Gains for the Golden Age !
Anyone seen Arnold Schwarzenegger on TV or in the news lately? You wouldn't believe the old fella is 69 years of age!!! Want to know his secret? It's something he's kept with himself his entire life, right from his early body building days, till his first break with Conan the Barbarian, and even still with the recent Expendables movie onslaughts. WHATS THE SECRET YOU ASK?
It can be as simple as 2 times a week for as little as 20 minutes - STRENGTH TRAINING!
It's long been observed that the human ageing process leads to various reductions in physical abilities, which can cause frailty and even injury due to falls - One of the leading causes of mortality and morbidity in the elderly population. A major aspect to these physical declines are due to diminishing muscle mass and strength due to ageing, a process called sarcopenia. Sarcopenia can be linked directly, or in-directly, with chronic disease, worsening or resulting in conditions such as osteoporosis. The onset of sarcopenia can occur as young as 50 years of age and compounding issues often occur simultaneously and can lead to aged people being unable to perform every day, functional tasks such as climbing stairs and standing from a chair.
In our current day society there is a massive emphasis being placed on the importance of aerobic training for all ages. This definitely shouldn't be discounted by any means! The inability to get out of a chair is far more debilitative than the inability to run. This is why there is a need to shift the emphasis of exercise towards strength type training as studies have shown that strength training can produce significant improvements in maximal and explosive strength, walking speed, and balance.

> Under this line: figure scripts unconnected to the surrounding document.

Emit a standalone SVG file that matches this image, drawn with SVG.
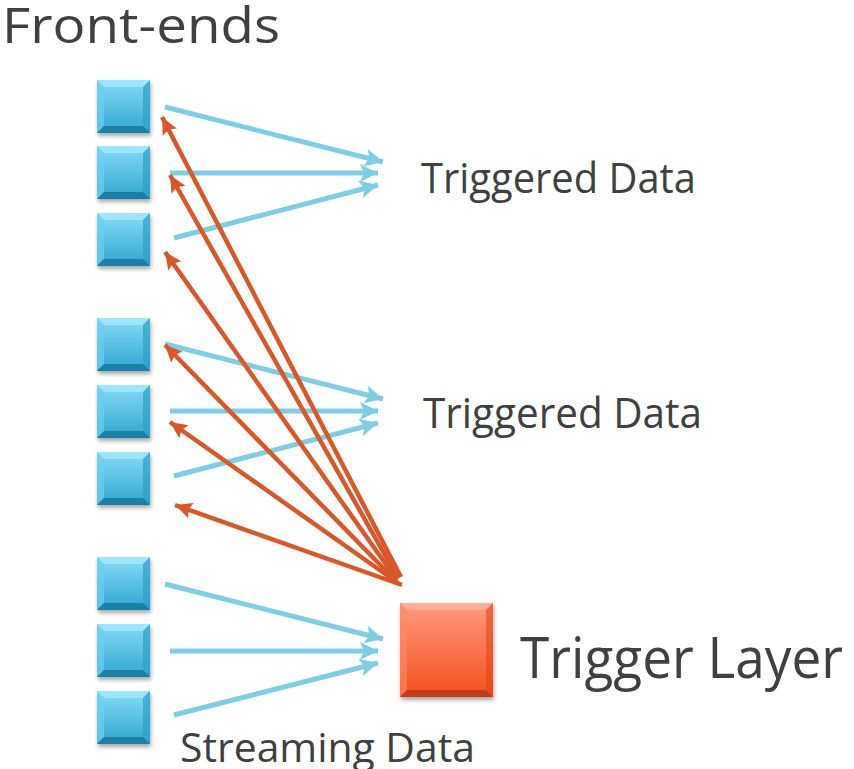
<svg xmlns="http://www.w3.org/2000/svg" xmlns:xlink="http://www.w3.org/1999/xlink" width="854" height="769" viewBox="0 0 854 769">
<style>
text{font-family:"Open Sans","Liberation Sans",sans-serif;fill:#404040}
.b{stroke:#7ECDE2;stroke-width:5;fill:none;marker-end:url(#ab)}
.r{stroke:#D9582B;stroke-width:4.5;fill:none;marker-end:url(#ar)}
</style>
<defs>
<linearGradient id="gb" x1="0" y1="0" x2="0" y2="1">
<stop offset="0" stop-color="#86DBF6"/><stop offset="1" stop-color="#2FA6D1"/>
</linearGradient>
<linearGradient id="gr" x1="0" y1="0" x2="0" y2="1">
<stop offset="0" stop-color="#FF9A80"/><stop offset="1" stop-color="#F34E1C"/>
</linearGradient>
<filter id="sh" x="-20%" y="-20%" width="150%" height="150%">
<feGaussianBlur in="SourceAlpha" stdDeviation="2"/><feOffset dx="1" dy="3"/>
<feComponentTransfer><feFuncA type="linear" slope="0.35"/></feComponentTransfer>
<feMerge><feMergeNode/><feMergeNode in="SourceGraphic"/></feMerge>
</filter>
<g id="bb">
<rect width="53" height="53" fill="url(#gb)"/>
<polygon points="0,0 53,0 46,7 7,7" fill="#A4EAFF" opacity="0.8"/>
<polygon points="0,0 7,7 7,46 0,53" fill="#6FCFEF" opacity="0.7"/>
<polygon points="53,0 53,53 46,46 46,7" fill="#2D9FC8" opacity="0.7"/>
<polygon points="0,53 53,53 46,46 7,46" fill="#1E7FA6"/>
</g>
<marker id="ab" markerUnits="userSpaceOnUse" markerWidth="20" markerHeight="20" refX="18" refY="9" orient="auto" viewBox="0 0 20 18">
<path d="M0,0 L18,9 L0,18 L4,9 Z" fill="#7ECDE2"/>
</marker>
<marker id="ar" markerUnits="userSpaceOnUse" markerWidth="18" markerHeight="18" refX="17" refY="8" orient="auto" viewBox="0 0 18 16">
<path d="M0,0 L17,8 L0,16 L3,8 Z" fill="#D9582B"/>
</marker>
</defs>
<text x="2" y="43" font-size="50" textLength="278" lengthAdjust="spacingAndGlyphs">Front-ends</text>
<g id="fe1" filter="url(#sh)"><use xlink:href="#bb" x="97" y="80"/></g>
<g id="fe2" filter="url(#sh)"><use xlink:href="#bb" x="97" y="146"/></g>
<g id="fe3" filter="url(#sh)"><use xlink:href="#bb" x="97" y="213"/></g>
<g id="fe4" filter="url(#sh)"><use xlink:href="#bb" x="97" y="318"/></g>
<g id="fe5" filter="url(#sh)"><use xlink:href="#bb" x="97" y="385"/></g>
<g id="fe6" filter="url(#sh)"><use xlink:href="#bb" x="97" y="452"/></g>
<g id="fe7" filter="url(#sh)"><use xlink:href="#bb" x="97" y="557"/></g>
<g id="fe8" filter="url(#sh)"><use xlink:href="#bb" x="97" y="624"/></g>
<g id="fe9" filter="url(#sh)"><use xlink:href="#bb" x="97" y="691"/></g>
<g id="trigger" filter="url(#sh)">
<rect x="400" y="603" width="93" height="94" fill="url(#gr)"/>
<polygon points="400,603 493,603 486,610 407,610" fill="#FFB49E" opacity="0.8"/>
<polygon points="400,603 407,610 407,690 400,697" fill="#FF8B6C" opacity="0.6"/>
<polygon points="493,603 493,697 486,690 486,610" fill="#E0461A" opacity="0.6"/>
<polygon points="400,697 493,697 486,690 407,690" fill="#C23D14"/>
</g>
<text x="421" y="193" font-size="42" textLength="275" lengthAdjust="spacingAndGlyphs">Triggered Data</text>
<text x="423" y="428" font-size="42" textLength="279" lengthAdjust="spacingAndGlyphs">Triggered Data</text>
<text x="520" y="678" font-size="56" textLength="323" lengthAdjust="spacingAndGlyphs">Trigger Layer</text>
<text x="180" y="762" font-size="40" textLength="295" lengthAdjust="spacingAndGlyphs">Streaming Data</text>
<g id="connectors">
<line class="b" x1="165" y1="107" x2="383" y2="162"/>
<line class="b" x1="170" y1="173" x2="378" y2="173"/>
<line class="b" x1="174" y1="238" x2="378" y2="185"/>
<line class="b" x1="165" y1="344" x2="383" y2="399"/>
<line class="b" x1="170" y1="411" x2="378" y2="411"/>
<line class="b" x1="174" y1="476" x2="378" y2="423"/>
<line class="b" x1="165" y1="584" x2="383" y2="639"/>
<line class="b" x1="170" y1="651" x2="378" y2="651"/>
<line class="b" x1="174" y1="715" x2="378" y2="663"/>
<line class="r" x1="401" y1="577" x2="162" y2="117"/>
<line class="r" x1="398" y1="578" x2="170" y2="175"/>
<line class="r" x1="397" y1="580" x2="165" y2="252"/>
<line class="r" x1="396" y1="581" x2="165" y2="345"/>
<line class="r" x1="398" y1="583" x2="170" y2="422"/>
<line class="r" x1="402" y1="585" x2="175" y2="505"/>
</g>
</svg>
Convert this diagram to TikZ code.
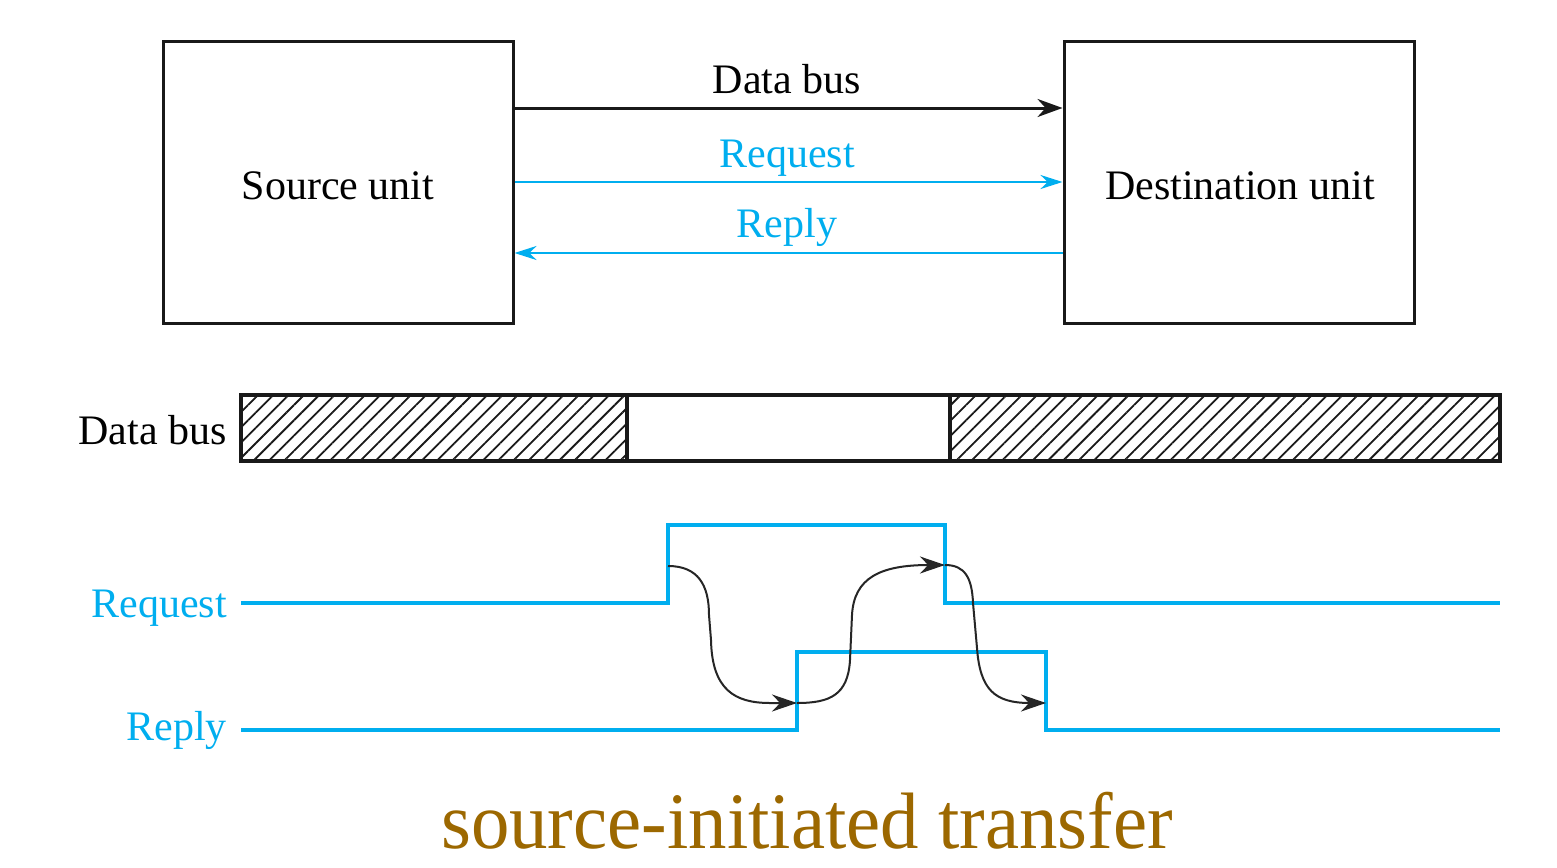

Although there may be some reluctance for physical therapists, doctors and even individuals themselves to use strength training due to the presence of multiple chronic medical conditions, the effects of resistance training have been thoroughly investigated in older people who have suffered from such conditions. Resistance training has shown to alleviate weakness and frailty and their debilitating consequences. An effective program can help maintain bone density, build muscle mass and strength, and increase independence and liveliness in seniors. Other benefits to resistance training in the elderly are reductions in risks of osteoporosis, heart disease, type-2 diabetes, arthritis, and depression.